Morgan is the black sheep — or the loser sibling as fellow self-professed loser sibling Sasha (Timothy Simons), Noah’s brother, calls her. At first blush, Morgan does come across just as the typical free-spirited, slightly irresponsible, and unfiltered younger sibling. She thinks Noah and Joanne’s relationship is ridiculous and won’t last because Joanne is a messy dater and none of Joanne’s relationships have lasted. But her blunt remarks belie a deeper sadness: Morgan knows this could last and doesn’t want things to change.
SEE Netflix renews ‘Nobody Wants This’ for Season 2 with new showrunners
“I definitely know the feeling of being in this like kind of codependent relationship with another woman, where you’re deeply enmeshed with another woman. You’re sleeping in the same beds as each other and you’re dating each other without any physical intimacy. And so I know what it’s like to be left behind because someone has to start the next chapter of their life with someone else,” Lupe says. “And there is like something like heartbreaking about that. I remember reading ‘A Midsummer Night’s Dream’ and feeling that between Helena and Hermia, like that kind of just devastation that comes with like one of you falling in love. I feel like [with] Morgan, it’s not necessarily this super cerebral heavy thing, but it’s like a chaotic response to the pain that she’s feeling and that’s kind of like that. She’s just all action and all talk and all responsiveness and all reactivity. I don’t think it’s deep-seated in some wish that her sister doesn’t find love or some ill intent. I think it’s just like a kind of like an immature way of handling some deep heartbreak and she’s never dealt with that before.”

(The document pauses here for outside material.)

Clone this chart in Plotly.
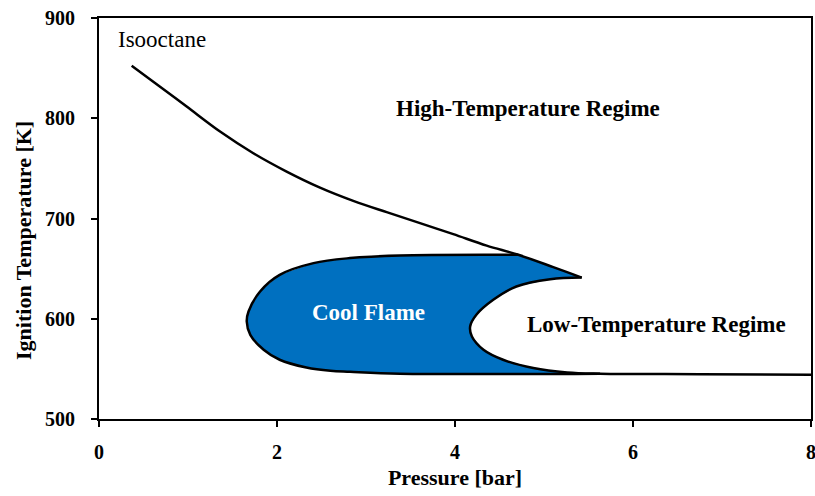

Morgan bristles at Sasha dubbing them the loser siblings, but Lupe believes it’s less about Morgan not thinking she’s the loser sibling and more about her being viewed as the incompetent one. In the pilot, a Spotify executive calls Joanne about their potential podcast acquisition and asks if Morgan needs to be there or does she not matter. “Hi, I matter,” Morgan says. Later, when Joanne is on a weekend getaway/work trip at a Jewish camp with Noah, Morgan tries to prove her bona fides at a solo dinner with Spotify reps.
“I think she has a long history of being seen as maybe the dumber one or is the one who’s not as capable or who’s not heading the front. And she would like more responsibility and for people to have more faith in her skill and her smarts,” Lupe says. “But I also think she has a real confidence, like the whole thing about ‘we’re the mean girls, we’re gonna come in, they can’t screw with you.’ She kind of is untouchable in a certain way. That comes with kind of being this untethered, unfiltered person who has a lot of awareness of what people think of her but also just doesn’t have the capacity to negotiate with that.”
Lupe sees that kind of confidence in her previous TV character too. “I think Willa has a similar thing. She’s existing in this shark pool with all these kind of biting, vicious humans and she’s kind of moves through it a little bit unscathed because she just doesn’t care. And there’s something really fun about playing the person who’s just like, ‘OK, whatever, like you can try.’ I think Morgan’s got more chaos to her than Willa, but she’s definitely got the same untouchable element to her that I find really fun to play because that’s just not who I am as a person.”
“Nobody Wants This” is not a “will they, won’t they?” with Noah and Joanne, but Morgan and Sasha have become the “will they, won’t they?” of the show. The loser siblings grow closer as the season progresses, becoming secret texting buddies, and have the kind of compelling but confusing chemistry that rides the line between romance and friendship. It’s complicated by the fact that Sasha is married with a teen daughter, but that hasn’t stopped some fans from shipping them and making fancams. Lupe sees Morgan as “agent of chaos” but not a homewrecker and embraces the opaqueness of their “weird kind of dynamic.”
“I think the thing that Tim and I really tried to remind ourselves of and tap into was and talked about was just that this is something that happens in adult relationships — that you meet people that you find magnetic and that you find sparkly and that you want to play with. And it’s confusing,” she says. “The boundaries can be confusing. You know what the hard, set boundaries are, which is, I’m not gonna make a transgression, it’s not gonna be an adultery type of situation. But then there are all the gray areas of like, is it OK to like speak this way to someone? Is it OK to like take a sip of someone’s drink? Is it OK to text? When you’re young, it’s kind of cut and dry and you’re not in these established lives. But when you’re making these relationships as adults with other people that you find magnetic, you have to navigate what that energy is. So we kind of just tried to have fun with that.”
Lupe is tight-lipped about Season 2 but is excited about some of the “fun” storylines on deck. And this time, she won’t be pregnant and have to hide her bump as she did in Season 1 with a big assist from costume designer Negar Ali-Kline, who brought her in every week for a fitting. “That I know for sure. I can very publicly say I will not be pregnant next season. There will be tight clothing. There will be a whole different thing,” she says. “I had a blast being a pregnant lady, doing my thing. I loved it. I’m really grateful for that experience and I’m also excited to not do it pregnant.”